Solved Examples of Static Equilibrium Problems

📚 Quick Study Guide

• ⚖️ Static equilibrium means an object is not moving (translational equilibrium) and not rotating (rotational equilibrium).
• ➕ For translational equilibrium, the vector sum of all forces acting on the object must be zero: $\sum \vec{F} = 0$. This means $\sum F_x = 0$ and $\sum F_y = 0$.
• 🌀 For rotational equilibrium, the net torque about any axis must be zero: $\sum \tau = 0$. Torque is calculated as $\tau = rF\sin(\theta)$, where $r$ is the distance from the axis of rotation to the point where the force is applied, $F$ is the magnitude of the force, and $\theta$ is the angle between the force vector and the lever arm.
• 📐 Choose a convenient axis of rotation to simplify torque calculations.
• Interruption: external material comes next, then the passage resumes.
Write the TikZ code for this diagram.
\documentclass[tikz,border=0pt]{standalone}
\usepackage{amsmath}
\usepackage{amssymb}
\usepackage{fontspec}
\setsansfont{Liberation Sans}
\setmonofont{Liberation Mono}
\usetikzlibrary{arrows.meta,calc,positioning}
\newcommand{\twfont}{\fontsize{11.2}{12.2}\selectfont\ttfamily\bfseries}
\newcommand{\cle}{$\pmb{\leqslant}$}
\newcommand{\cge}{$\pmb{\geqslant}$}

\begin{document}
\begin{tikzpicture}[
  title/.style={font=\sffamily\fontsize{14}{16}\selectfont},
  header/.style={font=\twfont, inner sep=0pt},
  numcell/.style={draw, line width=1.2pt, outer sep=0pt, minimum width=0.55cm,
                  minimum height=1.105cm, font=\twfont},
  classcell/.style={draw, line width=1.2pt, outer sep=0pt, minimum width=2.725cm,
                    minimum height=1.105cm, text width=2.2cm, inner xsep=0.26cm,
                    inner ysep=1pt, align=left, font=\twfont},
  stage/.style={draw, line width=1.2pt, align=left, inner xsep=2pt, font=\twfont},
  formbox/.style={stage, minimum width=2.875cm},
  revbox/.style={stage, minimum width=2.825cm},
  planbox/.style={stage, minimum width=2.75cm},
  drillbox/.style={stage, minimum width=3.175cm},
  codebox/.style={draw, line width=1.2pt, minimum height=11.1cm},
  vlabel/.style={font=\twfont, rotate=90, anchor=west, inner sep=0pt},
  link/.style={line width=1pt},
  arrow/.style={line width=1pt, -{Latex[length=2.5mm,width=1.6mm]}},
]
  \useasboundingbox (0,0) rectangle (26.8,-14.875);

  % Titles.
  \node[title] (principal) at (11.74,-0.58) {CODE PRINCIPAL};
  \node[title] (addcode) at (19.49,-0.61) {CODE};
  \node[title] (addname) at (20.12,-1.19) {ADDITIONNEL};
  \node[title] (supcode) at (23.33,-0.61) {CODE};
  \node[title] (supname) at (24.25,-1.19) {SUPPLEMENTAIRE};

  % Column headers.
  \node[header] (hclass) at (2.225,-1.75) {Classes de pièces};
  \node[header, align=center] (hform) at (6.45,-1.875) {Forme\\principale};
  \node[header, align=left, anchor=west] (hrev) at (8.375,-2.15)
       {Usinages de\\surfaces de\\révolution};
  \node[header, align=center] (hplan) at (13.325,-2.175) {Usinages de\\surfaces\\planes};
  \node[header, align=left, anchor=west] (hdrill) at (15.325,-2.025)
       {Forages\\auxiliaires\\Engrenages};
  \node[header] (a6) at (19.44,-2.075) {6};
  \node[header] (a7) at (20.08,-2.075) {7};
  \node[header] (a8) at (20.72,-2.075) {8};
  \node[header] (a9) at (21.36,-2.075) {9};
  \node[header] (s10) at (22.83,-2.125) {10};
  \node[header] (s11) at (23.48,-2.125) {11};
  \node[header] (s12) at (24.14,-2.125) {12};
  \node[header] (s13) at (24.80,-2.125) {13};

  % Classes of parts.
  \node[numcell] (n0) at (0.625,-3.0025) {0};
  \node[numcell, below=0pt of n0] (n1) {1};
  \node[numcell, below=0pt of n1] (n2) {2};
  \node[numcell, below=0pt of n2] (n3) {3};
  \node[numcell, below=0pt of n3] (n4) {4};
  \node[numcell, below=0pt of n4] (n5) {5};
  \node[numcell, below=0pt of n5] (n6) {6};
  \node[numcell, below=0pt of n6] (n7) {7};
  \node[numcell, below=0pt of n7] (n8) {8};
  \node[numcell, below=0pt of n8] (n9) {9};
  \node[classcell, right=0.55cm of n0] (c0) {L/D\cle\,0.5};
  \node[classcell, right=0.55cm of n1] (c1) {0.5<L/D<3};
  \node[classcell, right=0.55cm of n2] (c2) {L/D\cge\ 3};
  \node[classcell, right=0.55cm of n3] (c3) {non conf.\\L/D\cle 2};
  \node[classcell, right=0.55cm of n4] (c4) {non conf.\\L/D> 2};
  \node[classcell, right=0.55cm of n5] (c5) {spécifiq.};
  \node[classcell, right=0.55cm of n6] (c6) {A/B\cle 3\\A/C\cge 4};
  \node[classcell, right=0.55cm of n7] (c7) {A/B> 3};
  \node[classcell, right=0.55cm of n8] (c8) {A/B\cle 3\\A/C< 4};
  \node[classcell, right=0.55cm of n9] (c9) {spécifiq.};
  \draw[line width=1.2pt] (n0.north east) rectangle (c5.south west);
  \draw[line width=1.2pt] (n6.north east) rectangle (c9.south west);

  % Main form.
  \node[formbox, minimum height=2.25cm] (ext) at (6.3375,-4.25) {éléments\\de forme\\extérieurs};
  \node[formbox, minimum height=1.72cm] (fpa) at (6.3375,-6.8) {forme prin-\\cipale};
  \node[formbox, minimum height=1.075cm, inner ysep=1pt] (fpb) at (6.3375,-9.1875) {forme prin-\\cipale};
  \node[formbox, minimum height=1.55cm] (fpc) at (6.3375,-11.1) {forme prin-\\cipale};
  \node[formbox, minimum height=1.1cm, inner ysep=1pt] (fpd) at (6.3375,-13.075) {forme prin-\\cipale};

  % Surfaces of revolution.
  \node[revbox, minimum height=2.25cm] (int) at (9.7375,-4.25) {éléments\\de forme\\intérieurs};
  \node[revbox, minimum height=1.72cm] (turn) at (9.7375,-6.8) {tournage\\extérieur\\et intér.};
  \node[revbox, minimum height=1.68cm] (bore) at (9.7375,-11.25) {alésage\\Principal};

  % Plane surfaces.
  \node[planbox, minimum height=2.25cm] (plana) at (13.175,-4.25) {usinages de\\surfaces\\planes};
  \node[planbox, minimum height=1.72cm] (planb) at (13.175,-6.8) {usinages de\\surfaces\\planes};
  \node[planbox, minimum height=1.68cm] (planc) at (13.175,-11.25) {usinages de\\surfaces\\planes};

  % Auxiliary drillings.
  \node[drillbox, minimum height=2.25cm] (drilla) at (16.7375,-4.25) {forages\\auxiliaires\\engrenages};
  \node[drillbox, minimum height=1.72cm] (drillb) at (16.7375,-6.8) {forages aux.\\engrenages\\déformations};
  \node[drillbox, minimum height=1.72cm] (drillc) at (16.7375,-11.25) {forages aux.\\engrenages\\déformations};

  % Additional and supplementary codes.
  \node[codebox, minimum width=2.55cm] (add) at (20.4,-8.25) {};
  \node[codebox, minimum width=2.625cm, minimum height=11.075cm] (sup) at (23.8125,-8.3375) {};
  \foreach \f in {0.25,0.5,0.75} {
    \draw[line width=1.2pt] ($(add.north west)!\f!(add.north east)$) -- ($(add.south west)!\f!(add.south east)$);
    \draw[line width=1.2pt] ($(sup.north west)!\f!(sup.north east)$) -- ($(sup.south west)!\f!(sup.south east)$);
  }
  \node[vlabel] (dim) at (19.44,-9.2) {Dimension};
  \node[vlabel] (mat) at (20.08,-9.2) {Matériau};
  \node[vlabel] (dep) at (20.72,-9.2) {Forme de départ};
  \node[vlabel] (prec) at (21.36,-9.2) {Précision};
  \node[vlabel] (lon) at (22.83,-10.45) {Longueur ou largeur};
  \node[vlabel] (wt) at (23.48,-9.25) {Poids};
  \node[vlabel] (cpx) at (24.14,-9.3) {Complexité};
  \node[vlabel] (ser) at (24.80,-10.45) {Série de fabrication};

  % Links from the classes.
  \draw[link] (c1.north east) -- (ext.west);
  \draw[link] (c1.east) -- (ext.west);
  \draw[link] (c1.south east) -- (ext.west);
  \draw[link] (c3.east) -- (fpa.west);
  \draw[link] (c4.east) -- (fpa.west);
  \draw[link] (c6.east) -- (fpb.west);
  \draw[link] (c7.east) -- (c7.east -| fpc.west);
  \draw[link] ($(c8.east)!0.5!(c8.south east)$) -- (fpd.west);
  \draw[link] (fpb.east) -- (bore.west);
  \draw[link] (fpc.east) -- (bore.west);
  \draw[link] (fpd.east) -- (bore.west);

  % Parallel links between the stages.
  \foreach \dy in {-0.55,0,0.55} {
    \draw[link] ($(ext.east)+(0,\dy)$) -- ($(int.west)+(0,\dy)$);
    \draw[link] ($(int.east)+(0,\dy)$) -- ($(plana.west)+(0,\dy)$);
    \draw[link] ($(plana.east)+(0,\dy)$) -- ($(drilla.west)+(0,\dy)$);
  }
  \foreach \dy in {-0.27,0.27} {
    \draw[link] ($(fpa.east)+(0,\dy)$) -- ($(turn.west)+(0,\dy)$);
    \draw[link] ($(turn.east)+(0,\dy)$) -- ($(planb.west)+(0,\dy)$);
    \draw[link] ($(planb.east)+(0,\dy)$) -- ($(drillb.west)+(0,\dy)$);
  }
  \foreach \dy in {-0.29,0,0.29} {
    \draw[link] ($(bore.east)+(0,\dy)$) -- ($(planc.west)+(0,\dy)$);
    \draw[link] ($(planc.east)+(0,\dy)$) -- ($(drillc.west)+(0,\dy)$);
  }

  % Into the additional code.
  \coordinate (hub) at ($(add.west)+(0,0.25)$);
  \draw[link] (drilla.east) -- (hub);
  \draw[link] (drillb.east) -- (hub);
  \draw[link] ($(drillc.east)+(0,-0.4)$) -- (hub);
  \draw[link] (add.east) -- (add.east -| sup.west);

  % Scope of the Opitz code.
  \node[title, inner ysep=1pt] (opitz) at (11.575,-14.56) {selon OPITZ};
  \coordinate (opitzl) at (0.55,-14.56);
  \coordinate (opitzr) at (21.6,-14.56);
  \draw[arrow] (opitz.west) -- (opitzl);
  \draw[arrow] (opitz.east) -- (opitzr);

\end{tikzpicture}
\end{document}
Often, choosing an axis where an unknown force acts eliminates that force from the torque equation.
• ✏️ Free-body diagrams are essential for visualizing forces and their directions.
• 💡 Remember to consider the weight of the object, which acts at its center of gravity. For uniform objects, the center of gravity is at the geometric center.

Practice Quiz

1. A uniform beam of length $L$ and weight $W$ is pinned to a wall and supported by a cable attached to the end of the beam. The cable makes an angle of $\theta$ with the beam. What is the tension in the cable?
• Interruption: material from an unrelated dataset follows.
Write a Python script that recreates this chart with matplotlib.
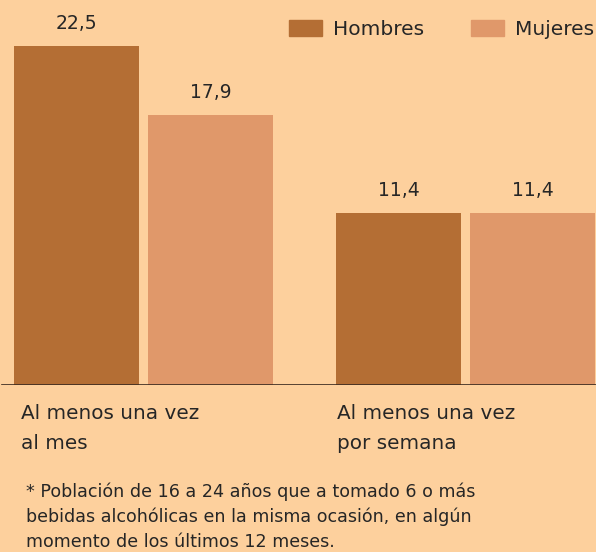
import numpy as np
import matplotlib
matplotlib.use("Agg")
import matplotlib.pyplot as plt
from matplotlib.patches import Patch

# datos
categorias = ["Al menos una vez\nal mes", "Al menos una vez\npor semana"]
hombres = [22.5, 11.4]
mujeres = [17.9, 11.4]
series = ["Hombres", "Mujeres"]
nota = ["* Población de 16 a 24 años que a tomado 6 o más",
        "bebidas alcohólicas en la misma ocasión, en algún",
        "momento de los últimos 12 meses."]

fondo = "#FDD09D"
col_h = "#B46E34"
col_m = "#E0986A"
texto = "#262626"

plt.rcParams['font.family'] = ['DejaVu Sans']

W, H = 596, 552
fig = plt.figure(figsize=(W / 100, H / 100), dpi=100, facecolor=fondo)
ax = fig.add_axes([0, 167 / H, 1, 385 / H])
ax.set_facecolor(fondo)

x = np.arange(len(categorias))
ancho = 0.388
desp = 0.208
b1 = ax.bar(x - desp, hombres, ancho, color=col_h, label=series[0])
b2 = ax.bar(x + desp, mujeres, ancho, color=col_m, label=series[1])

def fmt(v):
    return ("%.1f" % v).replace(".", ",")

# valores encima de las barras
for barras, vals in [(b1, hombres), (b2, mujeres)]:
    for b, v in zip(barras, vals):
        ax.annotate(fmt(v), (b.get_x() + b.get_width() / 2, v),
                    xytext=(0, 12.2), textcoords="offset points",
                    ha="center", va="baseline", fontsize=13.5, color=texto)

ax.set_xlim(-0.4457, 1.405)
ax.set_ylim(0, 25.55)
for s in ax.spines.values():
    s.set_visible(False)
ax.axhline(0, color="#3A2A20", lw=1.2, xmin=0.003, xmax=1)
ax.set_xticks([])
ax.set_yticks([])

# leyenda
fig.legend(handles=[Patch(color=col_h, label=series[0]),
                    Patch(color=col_m, label=series[1])],
           loc="center right", bbox_to_anchor=(594 / W, 1 - 29.5 / H),
           bbox_transform=fig.transFigure, ncol=2,
           frameon=False, fontsize=14.5, handlelength=1.64, handleheight=0.84,
           handletextpad=0.55, columnspacing=2.3, borderaxespad=0,
           borderpad=0, labelcolor=texto)

# etiquetas de categorias
pos_etq = [21 / W, 337 / W]
for px, cat in zip(pos_etq, categorias):
    for i, linea in enumerate(cat.split("\n")):
        fig.text(px, 1 - (419.3 + i * 29.7) / H, linea, ha="left",
                 va="baseline", fontsize=14.4, color=texto)

# nota al pie
for i, linea in enumerate(nota):
    fig.text(26 / W, 1 - (496.7 + i * 25) / H, linea, ha="left",
             va="baseline", fontsize=12.65, color=texto)

fig.savefig("out.png", dpi=100, facecolor=fondo)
   1. $\frac{W}{2\sin(\theta)}$
   2. $\frac{W}{\sin(\theta)}$
   3. $\frac{2W}{\sin(\theta)}$
   4. $\frac{W}{\cos(\theta)}$
2. A ladder leans against a smooth wall (no friction). The ladder's weight is $W$ and its length is $L$. The angle between the ladder and the ground is $\theta$. What is the normal force exerted by the wall on the ladder?
   1. $\frac{W}{2\tan(\theta)}$
   2. $W\tan(\theta)$
   3. $W\cos(\theta)$
   4. $\frac{W}{\cos(\theta)}$
3. A sign of weight $W$ is hung from two cables that make angles $\theta_1$ and $\theta_2$ with the horizontal. What is the vertical component of the tension in the first cable?
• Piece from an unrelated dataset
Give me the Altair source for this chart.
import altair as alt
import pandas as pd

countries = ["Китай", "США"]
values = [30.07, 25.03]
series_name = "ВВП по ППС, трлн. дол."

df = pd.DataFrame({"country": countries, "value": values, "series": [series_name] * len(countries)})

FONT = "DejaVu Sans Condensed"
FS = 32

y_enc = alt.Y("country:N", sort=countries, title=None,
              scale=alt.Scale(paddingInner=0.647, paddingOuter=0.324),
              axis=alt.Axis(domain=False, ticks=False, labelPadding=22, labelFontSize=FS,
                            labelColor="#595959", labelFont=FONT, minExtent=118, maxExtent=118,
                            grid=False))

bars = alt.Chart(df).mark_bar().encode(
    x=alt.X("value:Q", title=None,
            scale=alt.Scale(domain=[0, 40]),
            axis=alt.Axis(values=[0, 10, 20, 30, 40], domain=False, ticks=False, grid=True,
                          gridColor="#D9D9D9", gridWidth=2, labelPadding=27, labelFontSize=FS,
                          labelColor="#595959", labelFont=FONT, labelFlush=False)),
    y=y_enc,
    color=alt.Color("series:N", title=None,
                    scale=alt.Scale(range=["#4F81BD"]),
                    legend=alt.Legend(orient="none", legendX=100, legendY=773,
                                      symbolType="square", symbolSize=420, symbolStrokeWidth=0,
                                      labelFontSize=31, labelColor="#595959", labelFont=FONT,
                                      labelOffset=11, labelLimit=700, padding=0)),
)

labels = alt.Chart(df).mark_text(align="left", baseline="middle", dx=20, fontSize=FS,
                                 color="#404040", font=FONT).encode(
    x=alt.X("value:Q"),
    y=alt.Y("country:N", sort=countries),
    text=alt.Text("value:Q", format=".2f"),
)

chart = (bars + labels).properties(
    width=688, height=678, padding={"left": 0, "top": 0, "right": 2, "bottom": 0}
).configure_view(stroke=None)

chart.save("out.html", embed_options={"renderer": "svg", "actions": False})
   1. $\frac{W\sin(\theta_2)}{\sin(\theta_1 + \theta_2)}$
   2. $\frac{W\cos(\theta_2)}{\sin(\theta_1 + \theta_2)}$
   3. $W\sin(\theta_1)$
   4. $\frac{W}{\sin(\theta_1 + \theta_2)}$
4. A block of weight $W$ rests on an inclined plane that makes an angle $\theta$ with the horizontal. What is the magnitude of the static friction force required to keep the block from sliding down the plane?
   1. $W\sin(\theta)$
   2. $W\cos(\theta)$
   3. $W\tan(\theta)$
   4. $W$
5. A bridge of weight $W$ and length $L$ is supported at both ends. A truck of weight $W_t$ is located a distance $L/4$ from one end. What is the support force at the other end?
   1. $\frac{W}{2} + \frac{3W_t}{4}$
   2. $\frac{W}{2} + \frac{W_t}{4}$
   3. $\frac{W}{2} + \frac{W_t}{2}$
   4. $\frac{W}{4} + \frac{3W_t}{4}$
6. A meter stick of mass $m$ is pivoted at the 20 cm mark. Where should a mass of $2m$ be hung to balance the meter stick horizontally?
   1. 30 cm mark
   2. 50 cm mark
   3. 60 cm mark
   4. 80 cm mark
7. A square sign is supported by a hinge at its upper left corner and a cable running from the upper right corner to a point on the wall directly above the hinge. If the sign has side length $s$ and weight $W$, what is the horizontal component of the force exerted by the hinge?
   1. $\frac{W}{2}$
   2. $W$
   3. $2W$
   4. $\frac{W}{\sqrt{2}}$